Exercise requirements:
Repeat everything from the first line of the listing below through the line that contains "plt.rcParams['mathtext.bf'] = 'Liberation", exactly. Leave out pictures.

Source excerpt:
===
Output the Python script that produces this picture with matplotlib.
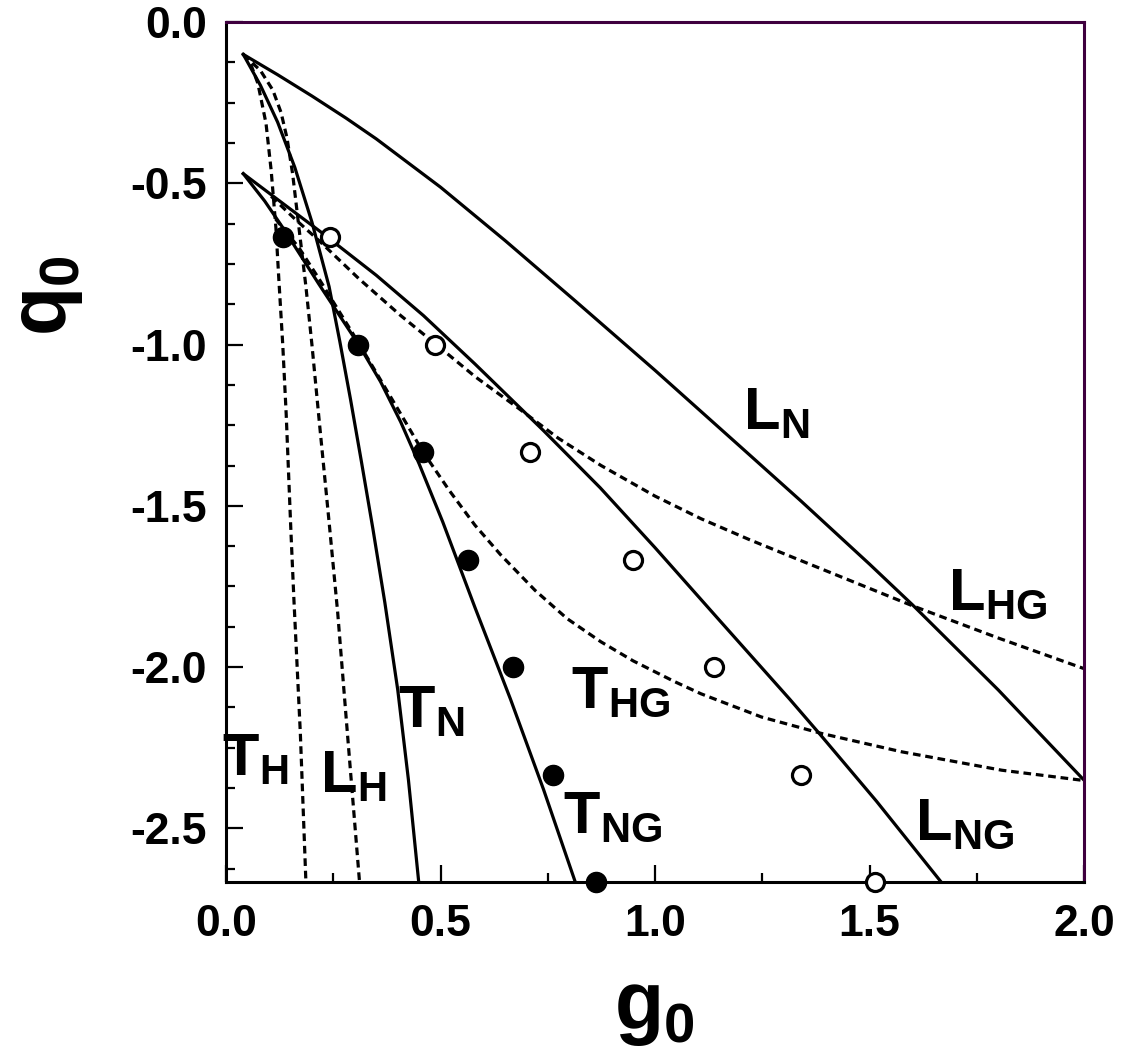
import numpy as np
import matplotlib.pyplot as plt

plt.rcParams['font.family'] = ['Liberation Sans', 'DejaVu Sans']
plt.rcParams['font.weight'] = 'bold'
plt.rcParams['axes.unicode_minus'] = False
plt.rcParams['mathtext.fontset'] = 'custom'
plt.rcParams['mathtext.rm'] = 'Liberation Sans:bold'
plt.rcParams['mathtext.bf'] = 'Liberation Sans:bold'

# boundary curves (g0, q0)
ln_g = [0.04, 0.12, 0.2, 0.28, 0.35, 0.5, 0.65, 0.81, 1.0, 1.2, 1.34, 1.5, 1.6, 1.8, 2.0]
ln_q = [-0.10, -0.163, -0.229, -0.298, -0.362, -0.512, -0.677, -0.860, -1.080, -1.318, -1.485, -1.681, -1.807, -2.071, -2.351]

tn_g = [0.04, 0.08, 0.12, 0.16, 0.20, 0.24, 0.265, 0.29, 0.315, 0.342, 0.37, 0.40, 0.425, 0.449]
tn_q = [-0.10, -0.196, -0.31, -0.45, -0.62, -0.82, -0.99, -1.17, -1.36, -1.57, -1.80, -2.07, -2.35, -2.667]

th_g = [0.04, 0.056, 0.074, 0.093, 0.105, 0.116, 0.123, 0.132, 0.140, 0.151, 0.158, 0.173, 0.186]
th_q = [-0.10, -0.125, -0.19, -0.314, -0.46, -0.637, -0.80, -1.0, -1.215, -1.578, -1.79, -2.205, -2.667]

lh_g = [0.04, 0.08, 0.109, 0.128, 0.142, 0.155, 0.170, 0.186, 0.200, 0.218, 0.240, 0.260, 0.283, 0.311]
lh_q = [-0.10, -0.15, -0.211, -0.28, -0.36, -0.47, -0.64, -0.82, -1.0, -1.25, -1.55, -1.83, -2.21, -2.667]

tng_g = [0.04, 0.09, 0.135, 0.216, 0.309, 0.36, 0.407, 0.45, 0.505, 0.58, 0.663, 0.74, 0.814]
tng_q = [-0.47, -0.555, -0.643, -0.812, -1.0, -1.115, -1.24, -1.37, -1.55, -1.815, -2.10, -2.38, -2.667]

lng_g = [0.04, 0.13, 0.22, 0.35, 0.46, 0.58, 0.74, 0.872, 1.0, 1.15, 1.314, 1.384, 1.516, 1.667]
lng_q = [-0.47, -0.56, -0.65, -0.785, -0.91, -1.06, -1.267, -1.444, -1.63, -1.855, -2.10, -2.208, -2.416, -2.667]

lhg_g = [0.105, 0.16, 0.216, 0.309, 0.407, 0.49, 0.581, 0.679, 0.774, 0.874, 1.0, 1.107, 1.22, 1.34, 1.6, 1.8, 2.0]
lhg_q = [-0.54, -0.61, -0.677, -0.795, -0.91, -1.0, -1.1, -1.195, -1.29, -1.375, -1.47, -1.54, -1.605, -1.67, -1.81, -1.91, -2.005]

thg_g = [0.115, 0.17, 0.216, 0.309, 0.407, 0.46, 0.52, 0.58, 0.64, 0.72, 0.795, 0.874, 0.949, 1.045,
         1.107, 1.248, 1.388, 1.575, 1.808, 2.0]
thg_q = [-0.61, -0.70, -0.795, -0.995, -1.215, -1.335, -1.452, -1.56, -1.652, -1.762, -1.85, -1.922, -1.981, -2.045,
         -2.083, -2.155, -2.206, -2.263, -2.320, -2.352]

# data points
q_pts = [-2/3, -1.0, -4/3, -5/3, -2.0, -7/3, -8/3]
filled_g = [0.133, 0.308, 0.460, 0.563, 0.668, 0.762, 0.862]
open_g = [0.242, 0.488, 0.708, 0.949, 1.138, 1.339, 1.512]

# region labels: (text, g0, q0)
labels = [
    (r'$\mathbf{L}_\mathbf{N}$', 1.205, -1.262),
    (r'$\mathbf{L}_\mathbf{HG}$', 1.684, -1.825),
    (r'$\mathbf{T}_\mathbf{HG}$', 0.804, -2.128),
    (r'$\mathbf{T}_\mathbf{N}$', 0.400, -2.186),
    (r'$\mathbf{T}_\mathbf{H}$', -0.01, -2.335),
    (r'$\mathbf{L}_\mathbf{H}$', 0.220, -2.388),
    (r'$\mathbf{T}_\mathbf{NG}$', 0.785, -2.514),
    (r'$\mathbf{L}_\mathbf{NG}$', 1.605, -2.536),
]

fig = plt.figure(figsize=(11.25, 10.55), dpi=100)
ax = fig.add_axes([0.201, 0.164, 0.7626, 0.815])

lw = 2.3
dash = (0, (2.4, 1.5))
for g, q in [(ln_g, ln_q), (tn_g, tn_q), (tng_g, tng_q), (lng_g, lng_q)]:
    ax.plot(g, q, color='black', lw=lw, solid_joinstyle='round')
for g, q in [(th_g, th_q), (lh_g, lh_q), (lhg_g, lhg_q), (thg_g, thg_q)]:
    ax.plot(g, q, color='black', lw=lw, linestyle=dash)

ax.plot(filled_g, q_pts, 'o', color='black', ms=14.5, clip_on=False, zorder=5)
ax.plot(open_g, q_pts, 'o', mfc='white', mec='black', mew=2.3, ms=13, clip_on=False, zorder=5)

for txt, g, q in labels:
    ax.text(g, q, txt, fontsize=43, ha='left', va='baseline')

ax.set_xlim(0, 2.0)
ax.set_ylim(-8/3, 0)
ax.set_xticks([0.0, 0.5, 1.0, 1.5, 2.0])
ax.set_xticklabels(['0.0', '0.5', '1.0', '1.5', '2.0'])
ax.set_xticks(np.arange(0, 2.01, 0.25), minor=True)
ax.set_yticks([0.0, -0.5, -1.0, -1.5, -2.0, -2.5])
ax.set_yticklabels(['0.0', '-0.5', '-1.0', '-1.5', '-2.0', '-2.5'])
ax.set_yticks(np.arange(0, -2.67, -0.125), minor=True)
ax.tick_params(which='both', direction='in', width=1.6, labelsize=32, top=False, right=False)
ax.tick_params(which='major', length=12)
ax.tick_params(which='minor', length=6.5)
ax.tick_params(axis='x', pad=16)
ax.tick_params(axis='y', pad=14)

for s in ['left', 'bottom']:
    ax.spines[s].set_color('black')
    ax.spines[s].set_linewidth(2.2)
for s in ['top', 'right']:
    ax.spines[s].set_color('#3f003f')
    ax.spines[s].set_linewidth(2.2)

fig.text(0.582, 0.025, r'$\mathbf{g}_\mathbf{0}$', fontsize=58, ha='center', va='baseline')
fig.text(0.042, 0.72, r'$\mathbf{q}_\mathbf{0}$', fontsize=58, ha='center', va='center', rotation=90)

fig.savefig('out.png', dpi=100)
===
Answer in full:
Output the Python script that produces this picture with matplotlib.
import numpy as np
import matplotlib.pyplot as plt

plt.rcParams['font.family'] = ['Liberation Sans', 'DejaVu Sans']
plt.rcParams['font.weight'] = 'bold'
plt.rcParams['axes.unicode_minus'] = False
plt.rcParams['mathtext.fontset'] = 'custom'
plt.rcParams['mathtext.rm'] = 'Liberation Sans:bold'
plt.rcParams['mathtext.bf'] = 'Liberation Sans:bold'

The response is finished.